[start of Information shown]
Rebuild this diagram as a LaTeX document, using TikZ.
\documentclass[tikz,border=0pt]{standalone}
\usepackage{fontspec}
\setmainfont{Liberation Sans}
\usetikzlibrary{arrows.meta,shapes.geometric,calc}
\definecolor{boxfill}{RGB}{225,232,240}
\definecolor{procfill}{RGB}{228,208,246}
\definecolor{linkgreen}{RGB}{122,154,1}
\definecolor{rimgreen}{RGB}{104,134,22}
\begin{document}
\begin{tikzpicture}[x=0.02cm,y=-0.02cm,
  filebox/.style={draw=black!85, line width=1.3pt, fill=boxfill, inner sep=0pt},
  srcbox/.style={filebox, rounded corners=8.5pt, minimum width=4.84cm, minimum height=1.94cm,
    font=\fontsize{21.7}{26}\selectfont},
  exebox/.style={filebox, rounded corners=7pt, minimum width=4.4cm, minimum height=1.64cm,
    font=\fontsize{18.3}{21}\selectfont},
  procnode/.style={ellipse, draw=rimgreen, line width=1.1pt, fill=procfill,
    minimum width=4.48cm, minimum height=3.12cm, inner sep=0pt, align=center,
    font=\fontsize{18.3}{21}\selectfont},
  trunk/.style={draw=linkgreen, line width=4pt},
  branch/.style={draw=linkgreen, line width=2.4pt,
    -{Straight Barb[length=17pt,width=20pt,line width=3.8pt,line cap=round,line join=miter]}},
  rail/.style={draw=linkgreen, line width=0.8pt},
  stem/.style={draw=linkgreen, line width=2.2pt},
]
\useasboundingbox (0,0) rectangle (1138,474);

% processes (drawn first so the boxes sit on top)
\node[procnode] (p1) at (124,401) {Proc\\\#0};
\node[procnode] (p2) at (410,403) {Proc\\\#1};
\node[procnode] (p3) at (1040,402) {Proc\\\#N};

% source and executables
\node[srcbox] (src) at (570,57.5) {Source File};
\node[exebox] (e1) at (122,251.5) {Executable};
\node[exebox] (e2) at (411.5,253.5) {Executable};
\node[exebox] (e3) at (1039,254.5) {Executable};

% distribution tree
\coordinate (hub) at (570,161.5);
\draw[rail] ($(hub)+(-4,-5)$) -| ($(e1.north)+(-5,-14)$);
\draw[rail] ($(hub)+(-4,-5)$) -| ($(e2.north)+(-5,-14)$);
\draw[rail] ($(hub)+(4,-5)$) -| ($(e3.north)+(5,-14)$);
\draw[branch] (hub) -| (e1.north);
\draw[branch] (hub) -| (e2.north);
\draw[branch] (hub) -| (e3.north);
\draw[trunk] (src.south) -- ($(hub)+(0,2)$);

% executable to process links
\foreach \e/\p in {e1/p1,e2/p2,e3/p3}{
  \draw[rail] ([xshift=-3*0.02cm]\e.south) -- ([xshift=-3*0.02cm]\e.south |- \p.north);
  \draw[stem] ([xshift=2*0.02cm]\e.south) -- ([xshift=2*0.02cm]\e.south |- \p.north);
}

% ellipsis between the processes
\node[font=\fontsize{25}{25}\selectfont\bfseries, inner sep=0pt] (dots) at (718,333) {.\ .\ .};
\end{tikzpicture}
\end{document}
[end of Information shown]
■ Set problem ■
Give the material above again, word for word.

■ Right answer ■
Rebuild this diagram as a LaTeX document, using TikZ.
\documentclass[tikz,border=0pt]{standalone}
\usepackage{fontspec}
\setmainfont{Liberation Sans}
\usetikzlibrary{arrows.meta,shapes.geometric,calc}
\definecolor{boxfill}{RGB}{225,232,240}
\definecolor{procfill}{RGB}{228,208,246}
\definecolor{linkgreen}{RGB}{122,154,1}
\definecolor{rimgreen}{RGB}{104,134,22}
\begin{document}
\begin{tikzpicture}[x=0.02cm,y=-0.02cm,
  filebox/.style={draw=black!85, line width=1.3pt, fill=boxfill, inner sep=0pt},
  srcbox/.style={filebox, rounded corners=8.5pt, minimum width=4.84cm, minimum height=1.94cm,
    font=\fontsize{21.7}{26}\selectfont},
  exebox/.style={filebox, rounded corners=7pt, minimum width=4.4cm, minimum height=1.64cm,
    font=\fontsize{18.3}{21}\selectfont},
  procnode/.style={ellipse, draw=rimgreen, line width=1.1pt, fill=procfill,
    minimum width=4.48cm, minimum height=3.12cm, inner sep=0pt, align=center,
    font=\fontsize{18.3}{21}\selectfont},
  trunk/.style={draw=linkgreen, line width=4pt},
  branch/.style={draw=linkgreen, line width=2.4pt,
    -{Straight Barb[length=17pt,width=20pt,line width=3.8pt,line cap=round,line join=miter]}},
  rail/.style={draw=linkgreen, line width=0.8pt},
  stem/.style={draw=linkgreen, line width=2.2pt},
]
\useasboundingbox (0,0) rectangle (1138,474);

% processes (drawn first so the boxes sit on top)
\node[procnode] (p1) at (124,401) {Proc\\\#0};
\node[procnode] (p2) at (410,403) {Proc\\\#1};
\node[procnode] (p3) at (1040,402) {Proc\\\#N};

% source and executables
\node[srcbox] (src) at (570,57.5) {Source File};
\node[exebox] (e1) at (122,251.5) {Executable};
\node[exebox] (e2) at (411.5,253.5) {Executable};
\node[exebox] (e3) at (1039,254.5) {Executable};

% distribution tree
\coordinate (hub) at (570,161.5);
\draw[rail] ($(hub)+(-4,-5)$) -| ($(e1.north)+(-5,-14)$);
\draw[rail] ($(hub)+(-4,-5)$) -| ($(e2.north)+(-5,-14)$);
\draw[rail] ($(hub)+(4,-5)$) -| ($(e3.north)+(5,-14)$);
\draw[branch] (hub) -| (e1.north);
\draw[branch] (hub) -| (e2.north);
\draw[branch] (hub) -| (e3.north);
\draw[trunk] (src.south) -- ($(hub)+(0,2)$);

% executable to process links
\foreach \e/\p in {e1/p1,e2/p2,e3/p3}{
  \draw[rail] ([xshift=-3*0.02cm]\e.south) -- ([xshift=-3*0.02cm]\e.south |- \p.north);
  \draw[stem] ([xshift=2*0.02cm]\e.south) -- ([xshift=2*0.02cm]\e.south |- \p.north);
}

% ellipsis between the processes
\node[font=\fontsize{25}{25}\selectfont\bfseries, inner sep=0pt] (dots) at (718,333) {.\ .\ .};
\end{tikzpicture}
\end{document}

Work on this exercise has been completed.